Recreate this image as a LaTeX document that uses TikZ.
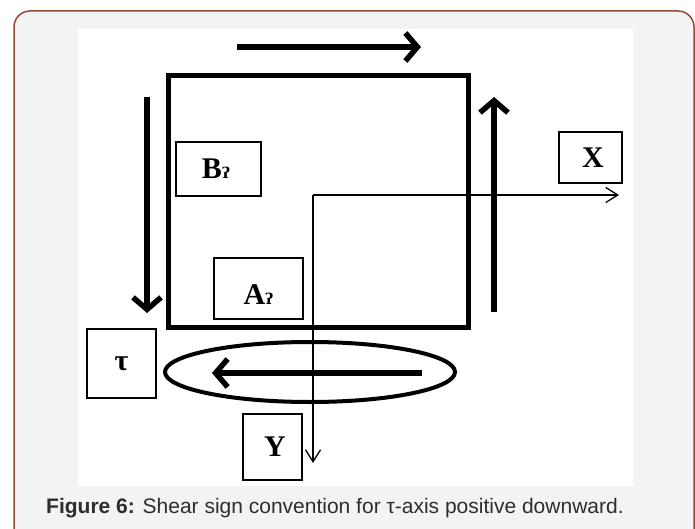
\documentclass[tikz,border=0pt]{standalone}
\usepackage{fontspec}
\setmainfont{Liberation Serif}
\newfontfamily\capfont{Liberation Sans}
\newfontfamily\glyphfont{DejaVu Serif}
\usetikzlibrary{positioning, arrows.meta, shapes.geometric}
\definecolor{frameRed}{RGB}{150, 75, 55}
\definecolor{panelGray}{RGB}{243, 243, 243}
\definecolor{capText}{RGB}{45, 45, 45}
\newcommand{\hook}{{\glyphfont\fontsize{15}{15}\selectfont ʔ}}

\begin{document}
\begin{tikzpicture}[x=1pt, y=-1pt,
          lbox/.style={draw, line width=1.2pt, inner sep=0pt,
                       font=\fontsize{30}{30}\selectfont\bfseries},
          shear/.style={line width=5.5pt,
                        -{Straight Barb[length=12pt, width=28pt]}},
          axis/.style={line width=1.3pt,
                       -{Straight Barb[length=12pt, width=15pt]}}
        ]
        \clip (0,0) rectangle (695,529);
        \useasboundingbox (0,0) rectangle (695,529);
        % page frame and white panel
        \draw[frameRed, fill=panelGray, line width=1.5pt, rounded corners=16pt]
              (14,11) rectangle (694,560);
        \fill[white] (78,29) rectangle (633,486);

        % element and stress circle
        \node[draw, line width=5pt, minimum width=300pt, minimum height=251pt]
              (elem) at (318,201.5) {};
        \node[draw, ellipse, line width=4pt, minimum width=290pt,
              minimum height=60pt] (circ) at (310,372) {};

        % label boxes
        \node[lbox, minimum width=85pt, minimum height=54pt] (boxB) at (218.5,169) {B\hook\,};
        \node[lbox, minimum width=89pt, minimum height=61pt, text height=32pt]
              (boxA) at (258.5,288.5) {A\hook};
        \node[lbox, minimum width=63pt, minimum height=51pt] (boxX) at (590.5,157.5) {\,X};
        \node[lbox, minimum width=59pt, minimum height=66pt] (boxY) at (272.5,447) {\,Y};
        \node[lbox, minimum width=69pt, minimum height=69pt] (boxT) at (121.5,363.5) {τ};

        % shear arrows
        \coordinate (topS) at (237,47);  \coordinate (topE) at (421,47);
        \coordinate (lftS) at (147,97);  \coordinate (lftE) at (147,313);
        \coordinate (rgtS) at (494,312); \coordinate (rgtE) at (494,97);
        \coordinate (botS) at (422,373); \coordinate (botE) at (212,373);
        \draw[shear] (topS) -- (topE);
        \draw[shear] (lftS) -- (lftE);
        \draw[shear] (rgtS) -- (rgtE);
        \draw[shear] (botS) -- (botE);

        % axes
        \coordinate (orig) at (313,195);
        \coordinate (xEnd) at (619,195);
        \coordinate (yEnd) at (313,463);
        \draw[axis] (orig) -- (xEnd);
        \draw[axis] (orig) -- (yEnd);

        \node[anchor=west, text=capText, inner sep=0pt,
              font=\capfont\fontsize{21}{22}\selectfont] (cap) at (46,508)
              {\textbf{Figure 6:} Shear sign convention for τ-axis positive downward.};
      \end{tikzpicture}
\end{document}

Written task: Skip the pictures, then retype every line above exactly.

Final answer:
Recreate this image as a LaTeX document that uses TikZ.
\documentclass[tikz,border=0pt]{standalone}
\usepackage{fontspec}
\setmainfont{Liberation Serif}
\newfontfamily\capfont{Liberation Sans}
\newfontfamily\glyphfont{DejaVu Serif}
\usetikzlibrary{positioning, arrows.meta, shapes.geometric}
\definecolor{frameRed}{RGB}{150, 75, 55}
\definecolor{panelGray}{RGB}{243, 243, 243}
\definecolor{capText}{RGB}{45, 45, 45}
\newcommand{\hook}{{\glyphfont\fontsize{15}{15}\selectfont ʔ}}

\begin{document}
\begin{tikzpicture}[x=1pt, y=-1pt,
          lbox/.style={draw, line width=1.2pt, inner sep=0pt,
                       font=\fontsize{30}{30}\selectfont\bfseries},
          shear/.style={line width=5.5pt,
                        -{Straight Barb[length=12pt, width=28pt]}},
          axis/.style={line width=1.3pt,
                       -{Straight Barb[length=12pt, width=15pt]}}
        ]
        \clip (0,0) rectangle (695,529);
        \useasboundingbox (0,0) rectangle (695,529);
        % page frame and white panel
        \draw[frameRed, fill=panelGray, line width=1.5pt, rounded corners=16pt]
              (14,11) rectangle (694,560);
        \fill[white] (78,29) rectangle (633,486);

        % element and stress circle
        \node[draw, line width=5pt, minimum width=300pt, minimum height=251pt]
              (elem) at (318,201.5) {};
        \node[draw, ellipse, line width=4pt, minimum width=290pt,
              minimum height=60pt] (circ) at (310,372) {};

        % label boxes
        \node[lbox, minimum width=85pt, minimum height=54pt] (boxB) at (218.5,169) {B\hook\,};
        \node[lbox, minimum width=89pt, minimum height=61pt, text height=32pt]
              (boxA) at (258.5,288.5) {A\hook};
        \node[lbox, minimum width=63pt, minimum height=51pt] (boxX) at (590.5,157.5) {\,X};
        \node[lbox, minimum width=59pt, minimum height=66pt] (boxY) at (272.5,447) {\,Y};
        \node[lbox, minimum width=69pt, minimum height=69pt] (boxT) at (121.5,363.5) {τ};

        % shear arrows
        \coordinate (topS) at (237,47);  \coordinate (topE) at (421,47);
        \coordinate (lftS) at (147,97);  \coordinate (lftE) at (147,313);
        \coordinate (rgtS) at (494,312); \coordinate (rgtE) at (494,97);
        \coordinate (botS) at (422,373); \coordinate (botE) at (212,373);
        \draw[shear] (topS) -- (topE);
        \draw[shear] (lftS) -- (lftE);
        \draw[shear] (rgtS) -- (rgtE);
        \draw[shear] (botS) -- (botE);

        % axes
        \coordinate (orig) at (313,195);
        \coordinate (xEnd) at (619,195);
        \coordinate (yEnd) at (313,463);
        \draw[axis] (orig) -- (xEnd);
        \draw[axis] (orig) -- (yEnd);

        \node[anchor=west, text=capText, inner sep=0pt,
              font=\capfont\fontsize{21}{22}\selectfont] (cap) at (46,508)
              {\textbf{Figure 6:} Shear sign convention for τ-axis positive downward.};
      \end{tikzpicture}
\end{document}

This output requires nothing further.